Skip to content

seanharrison/urlly

Repository files navigation

urlly - Cloud-native URL shortener

Getting Started

Install Locally

Clone the archive, open a terminal, switch to the urlly project directory, and build the app with docker-compose:

$ docker-compose build

Run Locally

The following environment variables need to exist in the environment (direnv is nice, this is your .envrc):

# replace 'urlly' with whatever values you want
export STACK_NAME=urlly
export HOST_NAME=localhost
export SITE_URL=http://${HOST_NAME}
export POSTGRES_DB=${STACK_NAME}
export POSTGRES_USER=${STACK_NAME}
export POSTGRES_PASSWORD=${STACK_NAME}

Then you can bring up the application:

docker-compose up

And hit it at http://localhost.

Run Tests

docker-compose run app ./runtests.sh

Installation and Deployment

This application is currently developed for Debian 10, which is available at most cloud hosting providers.

On the system / virtualhost / VPS / EC2 instance that you will be deploying on, open a shell terminal (such as bash) and type the following:

wget https://raw.githubusercontent.com/seanharrison/urlly/main/debian-up.sh
chmod +x debian-up.sh
./debian-up.sh

The ./debian-up.sh command will install system requirements, clone and cd to a "urlly" folder, and create a .envrc file with environment variables and secrets. Edit the values there before deploying.

To finish deploying the application and redeploy new versions, follow the instructions given when ./debian-up.sh has completed successfully: See DEPLOY.md.


Technical / Architectural Notes

(As a substitute for doing architectural decision records.)

Services

  • router - nginx with rate limit (recommended: 2 req/sec from a given client IP)
  • app - starlette app running behind gunicorn with uvicorn worker
    • /api = the api: JSON only
    • / = the ui: server-rendered bootstrap w/VueJS
  • db - postgres container with persistent volume

API

(All API routes are relative to /api)

  • GET / = {"status": 200, "message": "Go on, then, shorten a URL."}
  • POST /urls = create new short URL for the given url.
    • request body: {"url": "..."}
    • response body:
      • created: {"status": 201, "message": "..." "data": {"url": {...}}}
      • not a URL: {"status": 422, "message": "didn't look like a URL to me, sorry."}
  • GET /urls/[ID]
    • found: 200 {"status": 200, "data": {"url": {...}}}
    • not found: 404 {"status": 404, "message": "not found"}

UI

  • Input box for URL. Button: "Shorten".
  • List previously-created short URLs in reverse chronological order under the input box.
  • Browser-local storage (via localforage) for previously-created short URLs.
  • GET /[ID] = the whole point of this thing:
    • If the URL ID exists, redirects (301 Moved Permanently) to the target URL.
    • Otherwise, returns 404 Not Found

Auth [TODO]

  • Login with Google any time.
  • Once logged in, UI syncs browser-local created URLs to our account.

Security [TODO]

At this point there is no auth, no session, and no cookies. So we don't have any need for HTTPS (except for getting rid of the "insecure" flag in recent browsers). However, when we do implement auth, we will need to implement HTTPS and the works.

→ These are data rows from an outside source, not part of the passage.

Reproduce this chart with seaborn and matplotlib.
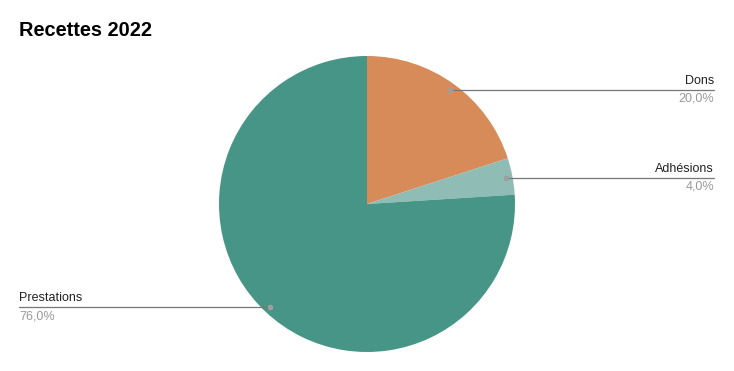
import numpy as np
import matplotlib
matplotlib.use("Agg")
import matplotlib.pyplot as plt
import seaborn as sns

categories = ["Dons", "Adhésions", "Prestations"]
values = [20.0, 4.0, 76.0]
colors = ["#D78B58", "#8FBDB5", "#469587"]

sns.set_theme(style="white")
plt.rcParams['font.family'] = ['Liberation Sans', 'DejaVu Sans']

W, H = 734, 371
fig = plt.figure(figsize=(W / 100, H / 100), dpi=100)
ax = fig.add_axes([0, 0, 1, 1])

cx, cy, R = 367, H - 204, 148
wedges, _ = ax.pie(values, colors=colors, startangle=90, counterclock=False,
                   center=(cx, cy), radius=R, frame=True,
                   wedgeprops=dict(linewidth=0))
ax.set_xlim(0, W)
ax.set_ylim(0, H)
ax.set_aspect('equal')
ax.axis('off')

fig.text(19 / W, 1 - 31 / H, "Recettes 2022", fontsize=14.4, fontweight='bold',
         color='#000000', va='center', ha='left')

for w, cat, v in zip(wedges, categories, values):
    mid = np.deg2rad((w.theta1 + w.theta2) / 2)
    dx, dy = cx + 0.955 * R * np.cos(mid), cy + 0.955 * R * np.sin(mid)
    ax.plot([dx], [dy], 'o', ms=3, color='#9E9E9E', zorder=5)
    lbl = f"{v:.1f}%".replace('.', ',')
    if np.cos(mid) >= 0:
        xe = 714
        ax.plot([dx, xe], [dy, dy], color='#777777', lw=0.9, zorder=4)
        ax.text(xe, dy + 3, cat, ha='right', va='bottom', fontsize=9, color='#222222')
        ax.text(xe, dy - 3, lbl, ha='right', va='top', fontsize=9, color='#999999')
    else:
        xs = 19
        ax.plot([xs, dx], [dy, dy], color='#777777', lw=0.9, zorder=4)
        ax.text(xs, dy + 3, cat, ha='left', va='bottom', fontsize=9, color='#222222')
        ax.text(xs, dy - 3, lbl, ha='left', va='top', fontsize=9, color='#999999')

fig.savefig("out.png", dpi=100, facecolor='white')
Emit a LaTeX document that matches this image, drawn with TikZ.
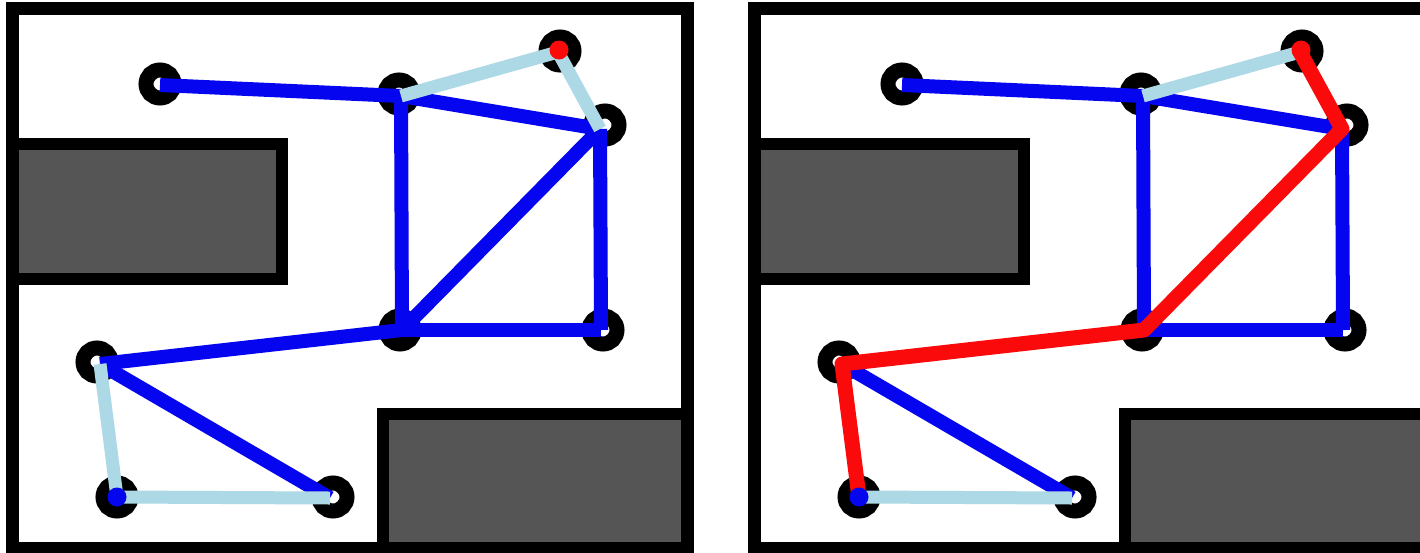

Random ID for URL Shortener

  • Length:

    • Bit.ly uses 7 characters, but I recall when they used 6.
    • Micro QR codes can be 21 characters. Assuming 14 characters for a tiny domain + root path (https://krx.li/), that leaves 7 chars. Could be why Bit.ly is 7 characters!
    • So we'll use 7 characters.
  • Charset:

    • urlsafe base64 is a good choice. We could pare it down to remove 1l0O but we don't have any indication that people are going to type these. Instead, they're going to be generated automatically in our Twitter clone.
  • Random:

    • It would be easy but naïve just to randomly generate some characters. The problem is that the library random function might or might not be cryptographically random. If it's not, then any user of our application might be able to guess which ids were created if they know what method we used (such as reading the source code). There is no security in obscurity. So we need to find a truly random character generator.
    • Cryptographically strong random bytes generators:
      • Python: secrets.token_bytes(length)
      • PostgreSQL: gen_random_bytes(length) (in the crypto module)
  • Encoding:

    • We can't deliver random bytes in a URL. So instead, we're going to use base64 to encode the random bytes. If we strip off the final ==, that cuts our randomness from 7 characters to 5.
    • 256^5 = 2^40 = 1.09E12 possible values.